JOB: Give the listing again exactly, omitting its images.

Data records:

......

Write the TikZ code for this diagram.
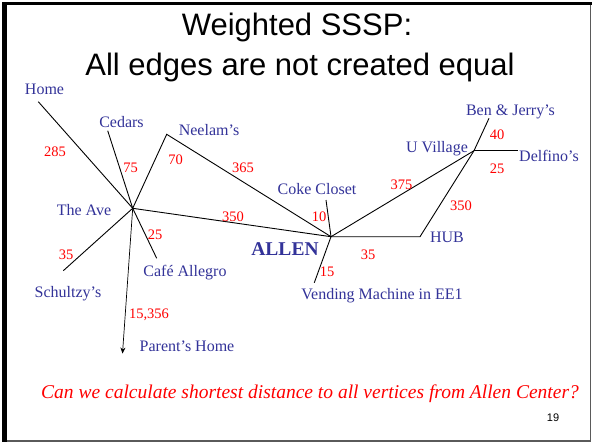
\documentclass[tikz,border=0pt]{standalone}
\usepackage{fontspec}
\setmainfont{Liberation Serif}
\newfontfamily\arialf{Liberation Sans}
\usetikzlibrary{arrows.meta}
\definecolor{lblue}{RGB}{51,51,153}
\definecolor{framegray}{RGB}{90,90,90}
\begin{document}
\begin{tikzpicture}[x=1pt,y=-1pt,
  place/.style={text=lblue, font=\fontsize{16}{18}\selectfont, inner sep=0pt, text height=11pt, text depth=3.5pt},
  wt/.style={text=red, font=\fontsize{14.5}{17}\selectfont, inner sep=0pt, text height=10pt, text depth=0pt},
  edge/.style={draw=black, line width=0.9pt},
  titletext/.style={font=\arialf\fontsize{31}{36}\selectfont, inner sep=0pt, anchor=base}]
\useasboundingbox (0,0) rectangle (593,444);
\fill[white] (0,0) rectangle (593,444);
% frame
\draw[framegray, line width=1.5pt] (5,441) -- (590.5,441) -- (590.5,3);
\draw[black, line width=3pt] (2,4) -- (591.5,4);
\draw[black, line width=4.5pt] (4.3,2.5) -- (4.3,442);

% title
\node[titletext] (t1) at (297,35) {Weighted SSSP:};
\node[titletext] (t2) at (300,75) {All edges are not created equal};

% graph points
\coordinate (ave) at (132.7,208.3);
\coordinate (allen) at (331,236.7);
\coordinate (uv) at (474,150.7);
\coordinate (home) at (38.3,101.7);
\coordinate (cedars) at (107.7,130.7);
\coordinate (neelam) at (166.7,134.3);
\coordinate (schultzy) at (63.3,270.7);
\coordinate (cafe) at (156.7,258.3);
\coordinate (parents) at (122.5,353.5);
\coordinate (coke) at (326,200);
\coordinate (vending) at (314.3,282.7);
\coordinate (hub) at (420,236.7);
\coordinate (bj) at (489,118.3);
\coordinate (delf) at (518.3,150.7);

% edges
\draw[edge] (ave) -- (home);
\draw[edge] (ave) -- (cedars);
\draw[edge] (ave) -- (neelam) -- (allen);
\draw[edge] (ave) -- (schultzy);
\draw[edge] (ave) -- (cafe);
\draw[edge] (ave) -- (allen);
\draw[line width=0.7pt, -{Stealth[length=6pt,width=5pt]}] (ave) -- (parents);
\draw[edge] (allen) -- (coke);
\draw[edge] (allen) -- (vending);
\draw[edge] (allen) -- (hub) -- (uv);
\draw[edge] (allen) -- (uv);
\draw[edge] (uv) -- (bj);
\draw[edge] (uv) -- (delf);

% place labels
\node[place] (lhome) at (44.5,91) {Home};
\node[place] (lcedars) at (121.5,124) {Cedars};
\node[place] (lneelam) at (209,132) {Neelam’s};
\node[place] (lave) at (84,211.5) {The Ave};
\node[place] (lcafe) at (185,273) {Café Allegro};
\node[place] (lschultzy) at (68,293.5) {Schultzy’s};
\node[place] (lparents) at (187,347.5) {Parent’s Home};
\node[place] (lcoke) at (317,190.5) {Coke Closet};
\node[place] (luv) at (437,149) {U Village};
\node[place] (lbj) at (510.5,111.5) {Ben \& Jerry’s};
\node[place] (ldelf) at (549,157.5) {Delfino’s};
\node[place] (lhub) at (447,238.5) {HUB};
\node[place] (lvend) at (382,295.5) {Vending Machine in EE1};
\node[text=lblue, font=\bfseries\fontsize{19.5}{22}\selectfont, inner sep=0pt] (lallen) at (285,249) {ALLEN};

% weights
\node[wt] (w285) at (55,151.5) {285};
\node[wt] (w75) at (130.7,167) {75};
\node[wt] (w70) at (175.5,159) {70};
\node[wt] (w365) at (243,167) {365};
\node[wt] (w350a) at (233,216) {350};
\node[wt] (w25a) at (155,234) {25};
\node[wt] (w35a) at (66,254) {35};
\node[wt] (w15356) at (149,313.5) {15,356};
\node[wt] (w10) at (319,216.5) {10};
\node[wt] (w375) at (401.5,184) {375};
\node[wt] (w40) at (497,134) {40};
\node[wt] (w25b) at (497,168) {25};
\node[wt] (w350b) at (461,205.5) {350};
\node[wt] (w35b) at (368,254.5) {35};
\node[wt] (w15) at (327,271) {15};

% question
\node[text=red, font=\itshape\fontsize{19.5}{22}\selectfont, inner sep=0pt, anchor=base] (q) at (310,398) {Can we calculate shortest distance to all vertices from Allen Center?};
\node[font=\arialf\fontsize{11}{13}\selectfont, inner sep=0pt, anchor=base] (pg) at (553,421.5) {19};
\end{tikzpicture}
\end{document}
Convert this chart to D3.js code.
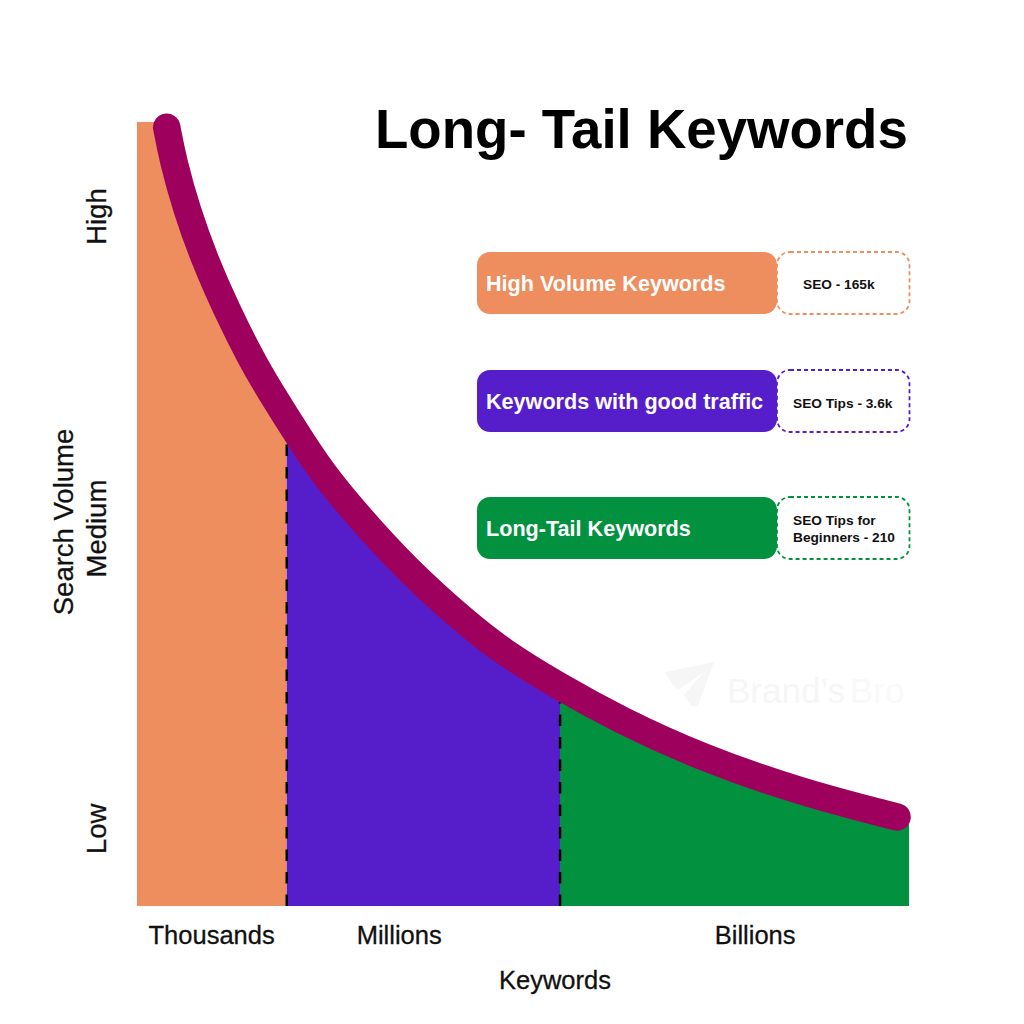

......

THE RESULT:
Write the TikZ code for this diagram.
\documentclass[tikz,border=0pt]{standalone}
\usepackage{fontspec}
\setmainfont{Liberation Serif}
\newfontfamily\arialf{Liberation Sans}
\usetikzlibrary{arrows.meta}
\definecolor{lblue}{RGB}{51,51,153}
\definecolor{framegray}{RGB}{90,90,90}
\begin{document}
\begin{tikzpicture}[x=1pt,y=-1pt,
  place/.style={text=lblue, font=\fontsize{16}{18}\selectfont, inner sep=0pt, text height=11pt, text depth=3.5pt},
  wt/.style={text=red, font=\fontsize{14.5}{17}\selectfont, inner sep=0pt, text height=10pt, text depth=0pt},
  edge/.style={draw=black, line width=0.9pt},
  titletext/.style={font=\arialf\fontsize{31}{36}\selectfont, inner sep=0pt, anchor=base}]
\useasboundingbox (0,0) rectangle (593,444);
\fill[white] (0,0) rectangle (593,444);
% frame
\draw[framegray, line width=1.5pt] (5,441) -- (590.5,441) -- (590.5,3);
\draw[black, line width=3pt] (2,4) -- (591.5,4);
\draw[black, line width=4.5pt] (4.3,2.5) -- (4.3,442);

% title
\node[titletext] (t1) at (297,35) {Weighted SSSP:};
\node[titletext] (t2) at (300,75) {All edges are not created equal};

% graph points
\coordinate (ave) at (132.7,208.3);
\coordinate (allen) at (331,236.7);
\coordinate (uv) at (474,150.7);
\coordinate (home) at (38.3,101.7);
\coordinate (cedars) at (107.7,130.7);
\coordinate (neelam) at (166.7,134.3);
\coordinate (schultzy) at (63.3,270.7);
\coordinate (cafe) at (156.7,258.3);
\coordinate (parents) at (122.5,353.5);
\coordinate (coke) at (326,200);
\coordinate (vending) at (314.3,282.7);
\coordinate (hub) at (420,236.7);
\coordinate (bj) at (489,118.3);
\coordinate (delf) at (518.3,150.7);

% edges
\draw[edge] (ave) -- (home);
\draw[edge] (ave) -- (cedars);
\draw[edge] (ave) -- (neelam) -- (allen);
\draw[edge] (ave) -- (schultzy);
\draw[edge] (ave) -- (cafe);
\draw[edge] (ave) -- (allen);
\draw[line width=0.7pt, -{Stealth[length=6pt,width=5pt]}] (ave) -- (parents);
\draw[edge] (allen) -- (coke);
\draw[edge] (allen) -- (vending);
\draw[edge] (allen) -- (hub) -- (uv);
\draw[edge] (allen) -- (uv);
\draw[edge] (uv) -- (bj);
\draw[edge] (uv) -- (delf);

% place labels
\node[place] (lhome) at (44.5,91) {Home};
\node[place] (lcedars) at (121.5,124) {Cedars};
\node[place] (lneelam) at (209,132) {Neelam’s};
\node[place] (lave) at (84,211.5) {The Ave};
\node[place] (lcafe) at (185,273) {Café Allegro};
\node[place] (lschultzy) at (68,293.5) {Schultzy’s};
\node[place] (lparents) at (187,347.5) {Parent’s Home};
\node[place] (lcoke) at (317,190.5) {Coke Closet};
\node[place] (luv) at (437,149) {U Village};
\node[place] (lbj) at (510.5,111.5) {Ben \& Jerry’s};
\node[place] (ldelf) at (549,157.5) {Delfino’s};
\node[place] (lhub) at (447,238.5) {HUB};
\node[place] (lvend) at (382,295.5) {Vending Machine in EE1};
\node[text=lblue, font=\bfseries\fontsize{19.5}{22}\selectfont, inner sep=0pt] (lallen) at (285,249) {ALLEN};

% weights
\node[wt] (w285) at (55,151.5) {285};
\node[wt] (w75) at (130.7,167) {75};
\node[wt] (w70) at (175.5,159) {70};
\node[wt] (w365) at (243,167) {365};
\node[wt] (w350a) at (233,216) {350};
\node[wt] (w25a) at (155,234) {25};
\node[wt] (w35a) at (66,254) {35};
\node[wt] (w15356) at (149,313.5) {15,356};
\node[wt] (w10) at (319,216.5) {10};
\node[wt] (w375) at (401.5,184) {375};
\node[wt] (w40) at (497,134) {40};
\node[wt] (w25b) at (497,168) {25};
\node[wt] (w350b) at (461,205.5) {350};
\node[wt] (w35b) at (368,254.5) {35};
\node[wt] (w15) at (327,271) {15};

% question
\node[text=red, font=\itshape\fontsize{19.5}{22}\selectfont, inner sep=0pt, anchor=base] (q) at (310,398) {Can we calculate shortest distance to all vertices from Allen Center?};
\node[font=\arialf\fontsize{11}{13}\selectfont, inner sep=0pt, anchor=base] (pg) at (553,421.5) {19};
\end{tikzpicture}
\end{document}
Convert this chart to D3.js code.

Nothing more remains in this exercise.